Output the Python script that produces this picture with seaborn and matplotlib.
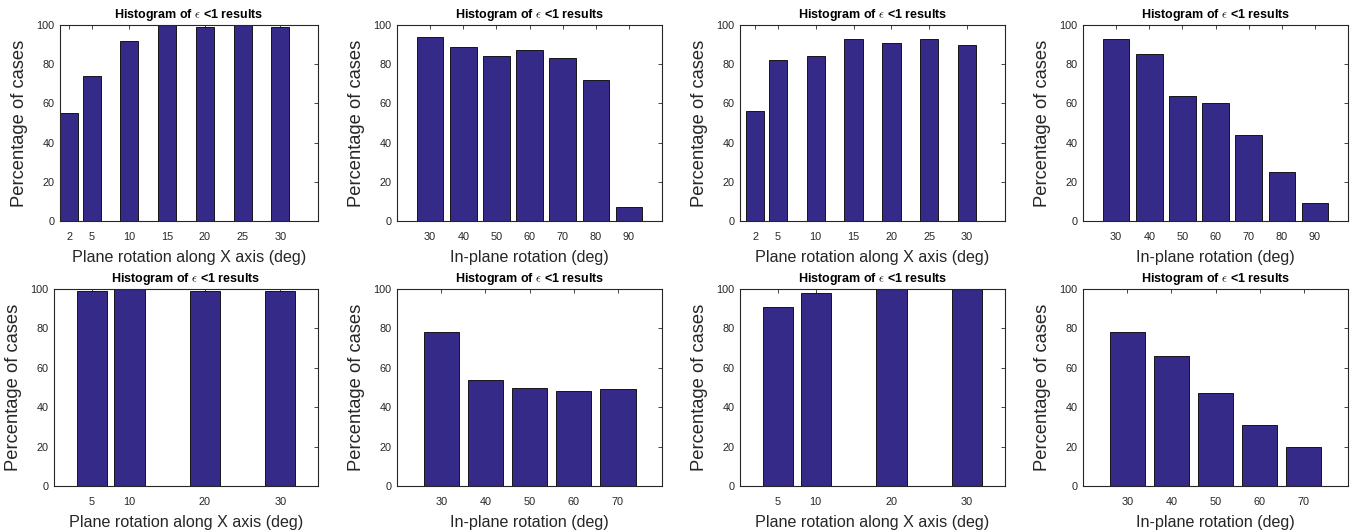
import matplotlib
matplotlib.use("Agg")
import matplotlib.pyplot as plt
import seaborn as sns
import numpy as np

sns.set_style("white")
plt.rcParams['font.family'] = ['Liberation Sans', 'DejaVu Sans']
plt.rcParams['mathtext.fontset'] = 'cm'

# ---- data ----
plane_x_a = [2, 5, 10, 15, 20, 25, 30]
plane_x_b = [5, 10, 20, 30]
inplane_x_a = [30, 40, 50, 60, 70, 80, 90]
inplane_x_b = [30, 40, 50, 60, 70]

p1_vals = [55, 74, 92, 100, 99, 100, 99]
p2_vals = [94, 89, 84, 87, 83, 72, 7]
p3_vals = [56, 82, 84, 93, 91, 93, 90]
p4_vals = [93, 85, 64, 60, 44, 25, 9]
p5_vals = [99, 100, 99, 99]
p6_vals = [78, 54, 50, 48, 49]
p7_vals = [91, 98, 100, 100]
p8_vals = [78, 66, 47, 31, 20]

title_text = r'Histogram of $\epsilon$ <1 results'
ylabel_text = 'Percentage of cases'
xlabel_plane = 'Plane rotation along X axis (deg)'
xlabel_inplane = 'In-plane rotation (deg)'

W, H = 1358, 530
fig = plt.figure(figsize=(W / 100, H / 100), dpi=100)

panels = [
    # (left, top, right, bottom), x, y, xlim, xlabel
    ((60, 25, 318, 221), plane_x_a, p1_vals, (0.8, 35), xlabel_plane),
    ((397, 25, 662, 221), inplane_x_a, p2_vals, (20, 100), xlabel_inplane),
    ((740, 25, 1005, 221), plane_x_a, p3_vals, (0, 35), xlabel_plane),
    ((1083, 25, 1348, 221), inplane_x_a, p4_vals, (20, 100), xlabel_inplane),
    ((54, 289, 318, 486), plane_x_b, p5_vals, (0, 35), xlabel_plane),
    ((397, 289, 662, 486), inplane_x_b, p6_vals, (20, 80), xlabel_inplane),
    ((740, 289, 1005, 486), plane_x_b, p7_vals, (0, 35), xlabel_plane),
    ((1083, 289, 1348, 486), inplane_x_b, p8_vals, (20, 80), xlabel_inplane),
]

bar_color = '#352A87'
text_color = '#262626'

for (l, t, r, b), xs, ys, xl, xlab in panels:
    ax = fig.add_axes([l / W, 1 - b / H, (r - l) / W, (b - t) / H])
    sns.barplot(x=xs, y=ys, native_scale=True, color=bar_color, saturation=1,
                edgecolor='black', linewidth=0.6, width=0.8, ax=ax)
    ax.set_xlim(*xl)
    ax.set_ylim(0, 100)
    ax.set_xticks(xs)
    ax.set_xticklabels([str(v) for v in xs])
    ax.set_yticks(np.arange(0, 101, 20))
    ax.tick_params(direction='in', top=True, right=True, length=3, width=0.6,
                   labelsize=7.8, colors=text_color, pad=4)
    ax.tick_params(axis='x', pad=8)
    for sp in ax.spines.values():
        sp.set_visible(True)
        sp.set_linewidth(0.8)
        sp.set_color(text_color)
    ax.set_title(title_text, fontsize=9, fontweight='bold', color='black', pad=5)
    ax.set_ylabel(ylabel_text, fontsize=13.2, color=text_color, labelpad=6)
    ax.set_xlabel(xlab, fontsize=11.6, color=text_color, labelpad=6)

fig.savefig('out.png', dpi=100, facecolor='white')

┄┄┄┄┄┄┄┄┄┄

PROBLEM REQUIREMENTS: Reproduce all of the data exactly; the pictures do not belong in the copy.

RESULT:
Output the Python script that produces this picture with seaborn and matplotlib.
import matplotlib
matplotlib.use("Agg")
import matplotlib.pyplot as plt
import seaborn as sns
import numpy as np

sns.set_style("white")
plt.rcParams['font.family'] = ['Liberation Sans', 'DejaVu Sans']
plt.rcParams['mathtext.fontset'] = 'cm'

# ---- data ----
plane_x_a = [2, 5, 10, 15, 20, 25, 30]
plane_x_b = [5, 10, 20, 30]
inplane_x_a = [30, 40, 50, 60, 70, 80, 90]
inplane_x_b = [30, 40, 50, 60, 70]

p1_vals = [55, 74, 92, 100, 99, 100, 99]
p2_vals = [94, 89, 84, 87, 83, 72, 7]
p3_vals = [56, 82, 84, 93, 91, 93, 90]
p4_vals = [93, 85, 64, 60, 44, 25, 9]
p5_vals = [99, 100, 99, 99]
p6_vals = [78, 54, 50, 48, 49]
p7_vals = [91, 98, 100, 100]
p8_vals = [78, 66, 47, 31, 20]

title_text = r'Histogram of $\epsilon$ <1 results'
ylabel_text = 'Percentage of cases'
xlabel_plane = 'Plane rotation along X axis (deg)'
xlabel_inplane = 'In-plane rotation (deg)'

W, H = 1358, 530
fig = plt.figure(figsize=(W / 100, H / 100), dpi=100)

panels = [
    # (left, top, right, bottom), x, y, xlim, xlabel
    ((60, 25, 318, 221), plane_x_a, p1_vals, (0.8, 35), xlabel_plane),
    ((397, 25, 662, 221), inplane_x_a, p2_vals, (20, 100), xlabel_inplane),
    ((740, 25, 1005, 221), plane_x_a, p3_vals, (0, 35), xlabel_plane),
    ((1083, 25, 1348, 221), inplane_x_a, p4_vals, (20, 100), xlabel_inplane),
    ((54, 289, 318, 486), plane_x_b, p5_vals, (0, 35), xlabel_plane),
    ((397, 289, 662, 486), inplane_x_b, p6_vals, (20, 80), xlabel_inplane),
    ((740, 289, 1005, 486), plane_x_b, p7_vals, (0, 35), xlabel_plane),
    ((1083, 289, 1348, 486), inplane_x_b, p8_vals, (20, 80), xlabel_inplane),
]

bar_color = '#352A87'
text_color = '#262626'

for (l, t, r, b), xs, ys, xl, xlab in panels:
    ax = fig.add_axes([l / W, 1 - b / H, (r - l) / W, (b - t) / H])
    sns.barplot(x=xs, y=ys, native_scale=True, color=bar_color, saturation=1,
                edgecolor='black', linewidth=0.6, width=0.8, ax=ax)
    ax.set_xlim(*xl)
    ax.set_ylim(0, 100)
    ax.set_xticks(xs)
    ax.set_xticklabels([str(v) for v in xs])
    ax.set_yticks(np.arange(0, 101, 20))
    ax.tick_params(direction='in', top=True, right=True, length=3, width=0.6,
                   labelsize=7.8, colors=text_color, pad=4)
    ax.tick_params(axis='x', pad=8)
    for sp in ax.spines.values():
        sp.set_visible(True)
        sp.set_linewidth(0.8)
        sp.set_color(text_color)
    ax.set_title(title_text, fontsize=9, fontweight='bold', color='black', pad=5)
    ax.set_ylabel(ylabel_text, fontsize=13.2, color=text_color, labelpad=6)
    ax.set_xlabel(xlab, fontsize=11.6, color=text_color, labelpad=6)

fig.savefig('out.png', dpi=100, facecolor='white')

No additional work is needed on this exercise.